Just over 10% of British homes now have a full-fibre broadband connection, a study suggests.
The figures were compiled by consumer broadband advice site Think Broadband.com, which counts only “live” connections in its estimate.
Full-fibre links are among the fastest available, theoretically capable of handling gigabits of data every second.
The 10% landmark was passed late last week and is a significant increase on June, when 8.1% had the fast links.
Some areas of the UK had wider access to full-fibre than others, Andrew Ferguson, from Think Broadband, told BBC News.
And the technology was available to more than of 10% homes in only 100 out of the UK’s 420 council regions.
Kingston upon Hull, Yorkshire, tops the table at 98.7% availability. Belfast is in second place, at 53%, and York third, at 52%.

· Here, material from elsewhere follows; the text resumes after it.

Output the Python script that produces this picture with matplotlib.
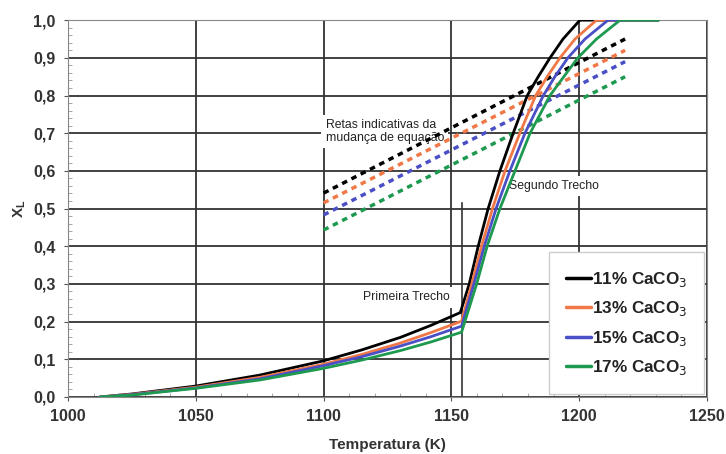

The steady shift towards full-fibre had come from work done by Openreach, CityFibre, Hyperoptic and Community Fibre to lay cables and offer services, Mr Ferguson said.
The landmark has been passed just as Vodafone has struck a deal with Openreach to offer full-fibre to more than 500,000 homes and businesses in Birmingham, Bristol and Liverpool.
Vodafone said its service would offer speeds of up to 900Mbps.
By contrast, more than 96% of the UK can get superfast broadband, which runs at 24Mbps. Ultrafast connections, which can hit 100Mbps and above, are available to 59% of UK premises.
Reaching the first 10% of coverage had taken about a decade, said Mr Ferguson, but the next 10% would probably be achieved in the next 12-18 months.
“That’s all dependent on how fast the builds go,” he said, “a bad winter may slow things down.”